### Written instruction
Print the listing in its entirety and exactly, leaving out images.

---

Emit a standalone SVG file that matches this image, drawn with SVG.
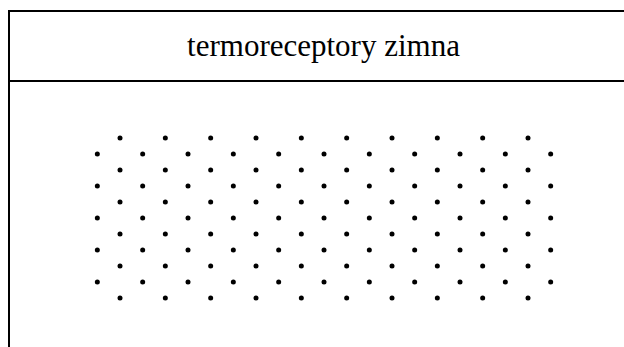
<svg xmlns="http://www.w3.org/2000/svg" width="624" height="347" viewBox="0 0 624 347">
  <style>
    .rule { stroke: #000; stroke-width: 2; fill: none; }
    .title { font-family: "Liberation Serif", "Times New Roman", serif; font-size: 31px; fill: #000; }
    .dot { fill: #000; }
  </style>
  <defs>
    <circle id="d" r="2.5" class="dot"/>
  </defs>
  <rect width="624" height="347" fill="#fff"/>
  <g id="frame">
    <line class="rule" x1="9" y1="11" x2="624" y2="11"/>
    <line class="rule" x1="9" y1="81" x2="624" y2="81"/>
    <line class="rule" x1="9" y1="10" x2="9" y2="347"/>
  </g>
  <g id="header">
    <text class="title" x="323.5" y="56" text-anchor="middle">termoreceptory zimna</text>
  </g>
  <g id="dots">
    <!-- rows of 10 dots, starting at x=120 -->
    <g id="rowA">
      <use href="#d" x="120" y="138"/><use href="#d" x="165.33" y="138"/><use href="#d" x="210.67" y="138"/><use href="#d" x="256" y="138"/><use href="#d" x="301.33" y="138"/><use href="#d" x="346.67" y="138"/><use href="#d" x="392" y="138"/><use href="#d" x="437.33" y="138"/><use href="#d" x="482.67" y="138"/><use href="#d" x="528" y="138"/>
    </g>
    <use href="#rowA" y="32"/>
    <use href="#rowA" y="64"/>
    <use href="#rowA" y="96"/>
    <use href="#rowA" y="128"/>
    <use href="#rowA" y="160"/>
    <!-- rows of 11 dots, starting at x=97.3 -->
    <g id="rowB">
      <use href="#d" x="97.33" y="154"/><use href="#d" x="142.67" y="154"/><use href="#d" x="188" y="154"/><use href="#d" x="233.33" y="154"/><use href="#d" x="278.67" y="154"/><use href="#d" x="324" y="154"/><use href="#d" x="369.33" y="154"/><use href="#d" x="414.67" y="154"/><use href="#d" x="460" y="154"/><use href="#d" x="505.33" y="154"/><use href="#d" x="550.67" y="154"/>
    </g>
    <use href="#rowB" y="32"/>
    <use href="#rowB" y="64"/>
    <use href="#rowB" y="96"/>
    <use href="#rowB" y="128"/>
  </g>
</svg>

---

### The output
Emit a standalone SVG file that matches this image, drawn with SVG.
<svg xmlns="http://www.w3.org/2000/svg" width="624" height="347" viewBox="0 0 624 347">
  <style>
    .rule { stroke: #000; stroke-width: 2; fill: none; }
    .title { font-family: "Liberation Serif", "Times New Roman", serif; font-size: 31px; fill: #000; }
    .dot { fill: #000; }
  </style>
  <defs>
    <circle id="d" r="2.5" class="dot"/>
  </defs>
  <rect width="624" height="347" fill="#fff"/>
  <g id="frame">
    <line class="rule" x1="9" y1="11" x2="624" y2="11"/>
    <line class="rule" x1="9" y1="81" x2="624" y2="81"/>
    <line class="rule" x1="9" y1="10" x2="9" y2="347"/>
  </g>
  <g id="header">
    <text class="title" x="323.5" y="56" text-anchor="middle">termoreceptory zimna</text>
  </g>
  <g id="dots">
    <!-- rows of 10 dots, starting at x=120 -->
    <g id="rowA">
      <use href="#d" x="120" y="138"/><use href="#d" x="165.33" y="138"/><use href="#d" x="210.67" y="138"/><use href="#d" x="256" y="138"/><use href="#d" x="301.33" y="138"/><use href="#d" x="346.67" y="138"/><use href="#d" x="392" y="138"/><use href="#d" x="437.33" y="138"/><use href="#d" x="482.67" y="138"/><use href="#d" x="528" y="138"/>
    </g>
    <use href="#rowA" y="32"/>
    <use href="#rowA" y="64"/>
    <use href="#rowA" y="96"/>
    <use href="#rowA" y="128"/>
    <use href="#rowA" y="160"/>
    <!-- rows of 11 dots, starting at x=97.3 -->
    <g id="rowB">
      <use href="#d" x="97.33" y="154"/><use href="#d" x="142.67" y="154"/><use href="#d" x="188" y="154"/><use href="#d" x="233.33" y="154"/><use href="#d" x="278.67" y="154"/><use href="#d" x="324" y="154"/><use href="#d" x="369.33" y="154"/><use href="#d" x="414.67" y="154"/><use href="#d" x="460" y="154"/><use href="#d" x="505.33" y="154"/><use href="#d" x="550.67" y="154"/>
    </g>
    <use href="#rowB" y="32"/>
    <use href="#rowB" y="64"/>
    <use href="#rowB" y="96"/>
    <use href="#rowB" y="128"/>
  </g>
</svg>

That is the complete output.